===== Material =====

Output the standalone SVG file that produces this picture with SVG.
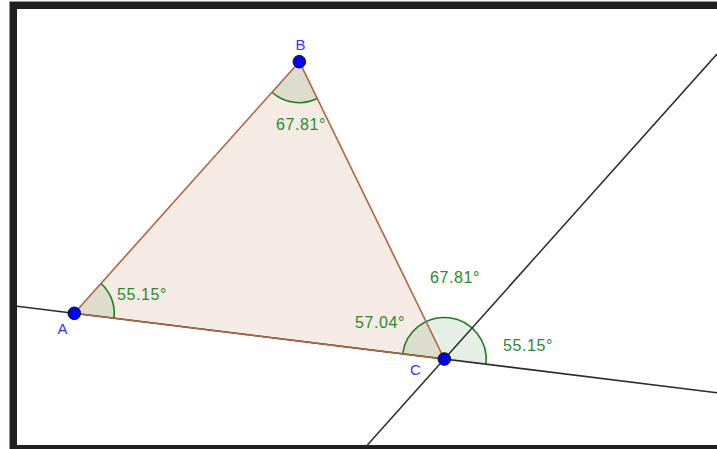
<svg xmlns="http://www.w3.org/2000/svg" width="717" height="449" viewBox="0 0 717 449">
<style>
.line{stroke:#2b2b2b;stroke-width:1.5;fill:none}
.edge{stroke:#b0643f;stroke-width:1.6;fill:none}
.sector{fill:#006400;fill-opacity:0.1;stroke:none}
.arc{fill:none;stroke:#1e7e1e;stroke-width:1.6}
.ang{font-family:"Liberation Sans",Arial,sans-serif;font-size:16px;fill:#2a8a2a;letter-spacing:0.6px}
.pt{fill:#0000ff;stroke:#111;stroke-width:1}
.lbl{font-family:"Liberation Sans",Arial,sans-serif;font-size:15px;fill:#3333ff}
</style>
<rect x="0" y="0" width="717" height="449" fill="#ffffff"/>
<g id="frame">
<rect x="9.5" y="1.5" width="720" height="460" fill="#231f20" stroke="#9a9a9a" stroke-width="0.8"/>
<rect x="17" y="9" width="710" height="436" fill="#ffffff"/>
</g>
<g id="triangle">
<polygon points="74.3,313.3 299.3,61.7 444.3,359" fill="#f5ebe5" stroke="none"/>
</g>
<g id="angles">
<path class="sector" d="M74.3,313.3 L100.96,283.48 A40,40 0 0 1 114,318.2 Z"/>
<path class="arc" d="M100.96,283.48 A40,40 0 0 1 114,318.2"/>
<path class="sector" d="M299.3,61.7 L317.27,98.55 A41,41 0 0 1 271.97,92.27 Z"/>
<path class="arc" d="M317.27,98.55 A41,41 0 0 1 271.97,92.27"/>
<path class="sector" d="M444.3,359 L402.62,353.85 A42,42 0 0 1 425.89,321.25 Z"/>
<path class="sector" d="M444.3,359 L425.89,321.25 A42,42 0 0 1 472.29,327.69 Z"/>
<path class="sector" d="M444.3,359 L472.29,327.69 A42,42 0 0 1 485.98,364.15 Z"/>
<path class="arc" d="M402.62,353.85 A42,42 0 0 1 485.98,364.15"/>
</g>
<g id="connectors">
<line class="line" x1="17" y1="306.2" x2="717" y2="392.7"/>
<line class="line" x1="367.4" y1="445" x2="717" y2="54"/>
<line class="edge" x1="74.3" y1="313.3" x2="299.3" y2="61.7"/>
<line class="edge" x1="299.3" y1="61.7" x2="444.3" y2="359"/>
<line class="edge" x1="444.3" y1="359" x2="74.3" y2="313.3"/>
</g>
<g id="angle-labels">
<text class="ang" x="117" y="300">55.15°</text>
<text class="ang" x="276" y="130">67.81°</text>
<text class="ang" x="355" y="328">57.04°</text>
<text class="ang" x="430" y="283">67.81°</text>
<text class="ang" x="503" y="351">55.15°</text>
</g>
<g id="A">
<circle class="pt" cx="74.3" cy="313.3" r="6.3"/>
<text class="lbl" x="57.5" y="334">A</text>
</g>
<g id="B">
<circle class="pt" cx="299.3" cy="61.7" r="6.3"/>
<text class="lbl" x="295.5" y="50">B</text>
</g>
<g id="C">
<circle class="pt" cx="444.3" cy="359" r="6.3"/>
<text class="lbl" x="410" y="375">C</text>
</g>
</svg>
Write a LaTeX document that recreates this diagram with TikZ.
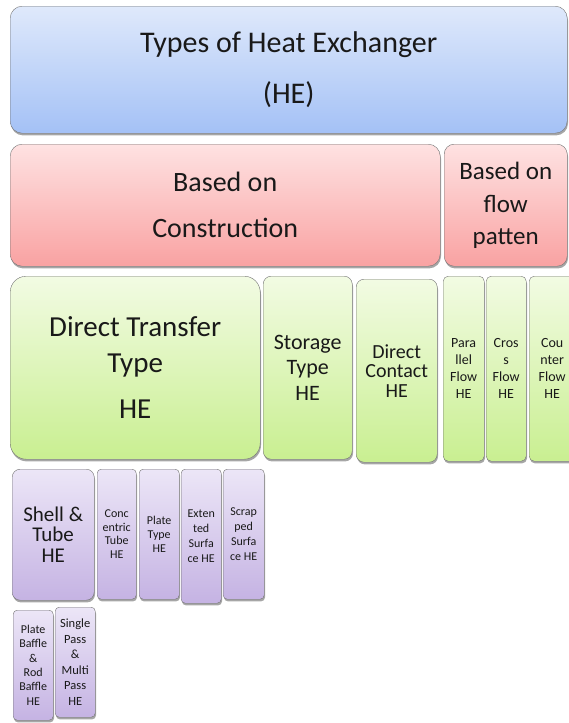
\documentclass[tikz,border=0pt]{standalone}
\usepackage{fontspec}
\setmainfont{Carlito}
\usetikzlibrary{shadows}

\definecolor{heBlueTop}{HTML}{DFE9FB}
\definecolor{heBlueBot}{HTML}{A4C1F6}
\definecolor{heRedTop}{HTML}{FEE2E2}
\definecolor{heRedBot}{HTML}{F9A2A2}
\definecolor{heGreenTop}{HTML}{F2FBE3}
\definecolor{heGreenBot}{HTML}{C9EF91}
\definecolor{hePurpleTop}{HTML}{ECE6F7}
\definecolor{hePurpleBot}{HTML}{C5B3E3}

\tikzset{
  hebox/.style={draw=black!55, thin, rounded corners=#1, anchor=north west,
    align=center, inner sep=0pt, text=black!90,
    drop shadow={shadow xshift=0.8pt, shadow yshift=-2.2pt, opacity=0.35, fill=black}},
  hebox/.default=6pt,
  hefont/.style 2 args={font=\fontsize{#1}{#2}\selectfont},
  levelA/.style={top color=heBlueTop, bottom color=heBlueBot},
  levelB/.style={top color=heRedTop, bottom color=heRedBot},
  levelC/.style={top color=heGreenTop, bottom color=heGreenBot},
  levelD/.style={top color=hePurpleTop, bottom color=hePurpleBot},
}

\begin{document}
\begin{tikzpicture}[x=1pt, y=-1pt]
  \useasboundingbox (0,0) rectangle (569,723);
  % top level
  \node[hebox=12pt, levelA, hefont={30}{51}, minimum width=557pt, minimum height=127pt]
    (types) at (10,6) {Types of Heat Exchanger\\(HE)};
  % construction / flow pattern
  \node[hebox=12pt, levelB, hefont={28}{46}, minimum width=430pt, minimum height=122pt]
    (construction) at (10,144) {Based on\\Construction};
  \node[hebox=10pt, levelB, hefont={25}{32}, minimum width=123pt, minimum height=122pt]
    (flowpat) at (444,144) {Based on\\[1pt]flow\\patten};
  % construction types
  \node[hebox=16pt, levelC, hefont={29}{36}, minimum width=250pt, minimum height=183pt]
    (direct) at (10,276) {Direct Transfer\\Type\\[10pt]HE};
  \node[hebox=8pt, levelC, hefont={22}{25.5}, minimum width=89pt, minimum height=183pt]
    (storage) at (263,276) {Storage\\Type\\HE};
  \node[hebox=8pt, levelC, hefont={20}{19.5}, minimum width=81pt, minimum height=183pt]
    (contact) at (356,279) {Direct\\Contact\\HE};
  % flow arrangements
  \node[hebox=5pt, levelC, hefont={14}{17}, minimum width=41pt, minimum height=185pt]
    (parallel) at (443,276) {Para\\llel\\Flow\\HE};
  \node[hebox=5pt, levelC, hefont={14}{17}, minimum width=40pt, minimum height=185pt]
    (cross) at (486,276) {Cros\\s\\Flow\\HE};
  \node[hebox=5pt, levelC, hefont={14}{17}, minimum width=46pt, minimum height=185pt]
    (counter) at (529,276) {Cou\\nter\\Flow\\HE};
  % direct transfer types
  \node[hebox=8pt, levelD, hefont={21}{20.5}, minimum width=82pt, minimum height=131pt]
    (shell) at (12,469) {Shell \&\\Tube\\HE};
  \node[hebox=4pt, levelD, hefont={12}{13.5}, minimum width=39pt, minimum height=130pt]
    (concentric) at (97,469) {Conc\\entric\\Tube\\HE};
  \node[hebox=4pt, levelD, hefont={12}{14}, minimum width=40pt, minimum height=130pt]
    (plate) at (139,469) {Plate\\Type\\HE};
  \node[hebox=4pt, levelD, hefont={12}{15}, minimum width=40pt, minimum height=134pt]
    (extended) at (181,469) {Exten\\ted\\Surfa\\ce HE};
  \node[hebox=4pt, levelD, hefont={12}{15}, minimum width=41pt, minimum height=130pt]
    (scrapped) at (223,469) {Scrap\\ped\\Surfa\\ce HE};
  % shell and tube types
  \node[hebox=4pt, levelD, hefont={12}{14.3}, minimum width=40pt, minimum height=110pt]
    (baffle) at (13,610) {Plate\\Baffle\\\&\\Rod\\Baffle\\HE};
  \node[hebox=4pt, levelD, hefont={12.5}{15.6}, minimum width=40pt, minimum height=110pt]
    (pass) at (55,607) {Single\\Pass\\\&\\Multi\\Pass\\HE};
\end{tikzpicture}
\end{document}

=====

■ **Directions for this task**: Transcribe every entry word for word, but omit the pictures.

■ **Exercise answer**:
Output the standalone SVG file that produces this picture with SVG.
<svg xmlns="http://www.w3.org/2000/svg" width="717" height="449" viewBox="0 0 717 449">
<style>
.line{stroke:#2b2b2b;stroke-width:1.5;fill:none}
.edge{stroke:#b0643f;stroke-width:1.6;fill:none}
.sector{fill:#006400;fill-opacity:0.1;stroke:none}
.arc{fill:none;stroke:#1e7e1e;stroke-width:1.6}
.ang{font-family:"Liberation Sans",Arial,sans-serif;font-size:16px;fill:#2a8a2a;letter-spacing:0.6px}
.pt{fill:#0000ff;stroke:#111;stroke-width:1}
.lbl{font-family:"Liberation Sans",Arial,sans-serif;font-size:15px;fill:#3333ff}
</style>
<rect x="0" y="0" width="717" height="449" fill="#ffffff"/>
<g id="frame">
<rect x="9.5" y="1.5" width="720" height="460" fill="#231f20" stroke="#9a9a9a" stroke-width="0.8"/>
<rect x="17" y="9" width="710" height="436" fill="#ffffff"/>
</g>
<g id="triangle">
<polygon points="74.3,313.3 299.3,61.7 444.3,359" fill="#f5ebe5" stroke="none"/>
</g>
<g id="angles">
<path class="sector" d="M74.3,313.3 L100.96,283.48 A40,40 0 0 1 114,318.2 Z"/>
<path class="arc" d="M100.96,283.48 A40,40 0 0 1 114,318.2"/>
<path class="sector" d="M299.3,61.7 L317.27,98.55 A41,41 0 0 1 271.97,92.27 Z"/>
<path class="arc" d="M317.27,98.55 A41,41 0 0 1 271.97,92.27"/>
<path class="sector" d="M444.3,359 L402.62,353.85 A42,42 0 0 1 425.89,321.25 Z"/>
<path class="sector" d="M444.3,359 L425.89,321.25 A42,42 0 0 1 472.29,327.69 Z"/>
<path class="sector" d="M444.3,359 L472.29,327.69 A42,42 0 0 1 485.98,364.15 Z"/>
<path class="arc" d="M402.62,353.85 A42,42 0 0 1 485.98,364.15"/>
</g>
<g id="connectors">
<line class="line" x1="17" y1="306.2" x2="717" y2="392.7"/>
<line class="line" x1="367.4" y1="445" x2="717" y2="54"/>
<line class="edge" x1="74.3" y1="313.3" x2="299.3" y2="61.7"/>
<line class="edge" x1="299.3" y1="61.7" x2="444.3" y2="359"/>
<line class="edge" x1="444.3" y1="359" x2="74.3" y2="313.3"/>
</g>
<g id="angle-labels">
<text class="ang" x="117" y="300">55.15°</text>
<text class="ang" x="276" y="130">67.81°</text>
<text class="ang" x="355" y="328">57.04°</text>
<text class="ang" x="430" y="283">67.81°</text>
<text class="ang" x="503" y="351">55.15°</text>
</g>
<g id="A">
<circle class="pt" cx="74.3" cy="313.3" r="6.3"/>
<text class="lbl" x="57.5" y="334">A</text>
</g>
<g id="B">
<circle class="pt" cx="299.3" cy="61.7" r="6.3"/>
<text class="lbl" x="295.5" y="50">B</text>
</g>
<g id="C">
<circle class="pt" cx="444.3" cy="359" r="6.3"/>
<text class="lbl" x="410" y="375">C</text>
</g>
</svg>
Write a LaTeX document that recreates this diagram with TikZ.
\documentclass[tikz,border=0pt]{standalone}
\usepackage{fontspec}
\setmainfont{Carlito}
\usetikzlibrary{shadows}

\definecolor{heBlueTop}{HTML}{DFE9FB}
\definecolor{heBlueBot}{HTML}{A4C1F6}
\definecolor{heRedTop}{HTML}{FEE2E2}
\definecolor{heRedBot}{HTML}{F9A2A2}
\definecolor{heGreenTop}{HTML}{F2FBE3}
\definecolor{heGreenBot}{HTML}{C9EF91}
\definecolor{hePurpleTop}{HTML}{ECE6F7}
\definecolor{hePurpleBot}{HTML}{C5B3E3}

\tikzset{
  hebox/.style={draw=black!55, thin, rounded corners=#1, anchor=north west,
    align=center, inner sep=0pt, text=black!90,
    drop shadow={shadow xshift=0.8pt, shadow yshift=-2.2pt, opacity=0.35, fill=black}},
  hebox/.default=6pt,
  hefont/.style 2 args={font=\fontsize{#1}{#2}\selectfont},
  levelA/.style={top color=heBlueTop, bottom color=heBlueBot},
  levelB/.style={top color=heRedTop, bottom color=heRedBot},
  levelC/.style={top color=heGreenTop, bottom color=heGreenBot},
  levelD/.style={top color=hePurpleTop, bottom color=hePurpleBot},
}

\begin{document}
\begin{tikzpicture}[x=1pt, y=-1pt]
  \useasboundingbox (0,0) rectangle (569,723);
  % top level
  \node[hebox=12pt, levelA, hefont={30}{51}, minimum width=557pt, minimum height=127pt]
    (types) at (10,6) {Types of Heat Exchanger\\(HE)};
  % construction / flow pattern
  \node[hebox=12pt, levelB, hefont={28}{46}, minimum width=430pt, minimum height=122pt]
    (construction) at (10,144) {Based on\\Construction};
  \node[hebox=10pt, levelB, hefont={25}{32}, minimum width=123pt, minimum height=122pt]
    (flowpat) at (444,144) {Based on\\[1pt]flow\\patten};
  % construction types
  \node[hebox=16pt, levelC, hefont={29}{36}, minimum width=250pt, minimum height=183pt]
    (direct) at (10,276) {Direct Transfer\\Type\\[10pt]HE};
  \node[hebox=8pt, levelC, hefont={22}{25.5}, minimum width=89pt, minimum height=183pt]
    (storage) at (263,276) {Storage\\Type\\HE};
  \node[hebox=8pt, levelC, hefont={20}{19.5}, minimum width=81pt, minimum height=183pt]
    (contact) at (356,279) {Direct\\Contact\\HE};
  % flow arrangements
  \node[hebox=5pt, levelC, hefont={14}{17}, minimum width=41pt, minimum height=185pt]
    (parallel) at (443,276) {Para\\llel\\Flow\\HE};
  \node[hebox=5pt, levelC, hefont={14}{17}, minimum width=40pt, minimum height=185pt]
    (cross) at (486,276) {Cros\\s\\Flow\\HE};
  \node[hebox=5pt, levelC, hefont={14}{17}, minimum width=46pt, minimum height=185pt]
    (counter) at (529,276) {Cou\\nter\\Flow\\HE};
  % direct transfer types
  \node[hebox=8pt, levelD, hefont={21}{20.5}, minimum width=82pt, minimum height=131pt]
    (shell) at (12,469) {Shell \&\\Tube\\HE};
  \node[hebox=4pt, levelD, hefont={12}{13.5}, minimum width=39pt, minimum height=130pt]
    (concentric) at (97,469) {Conc\\entric\\Tube\\HE};
  \node[hebox=4pt, levelD, hefont={12}{14}, minimum width=40pt, minimum height=130pt]
    (plate) at (139,469) {Plate\\Type\\HE};
  \node[hebox=4pt, levelD, hefont={12}{15}, minimum width=40pt, minimum height=134pt]
    (extended) at (181,469) {Exten\\ted\\Surfa\\ce HE};
  \node[hebox=4pt, levelD, hefont={12}{15}, minimum width=41pt, minimum height=130pt]
    (scrapped) at (223,469) {Scrap\\ped\\Surfa\\ce HE};
  % shell and tube types
  \node[hebox=4pt, levelD, hefont={12}{14.3}, minimum width=40pt, minimum height=110pt]
    (baffle) at (13,610) {Plate\\Baffle\\\&\\Rod\\Baffle\\HE};
  \node[hebox=4pt, levelD, hefont={12.5}{15.6}, minimum width=40pt, minimum height=110pt]
    (pass) at (55,607) {Single\\Pass\\\&\\Multi\\Pass\\HE};
\end{tikzpicture}
\end{document}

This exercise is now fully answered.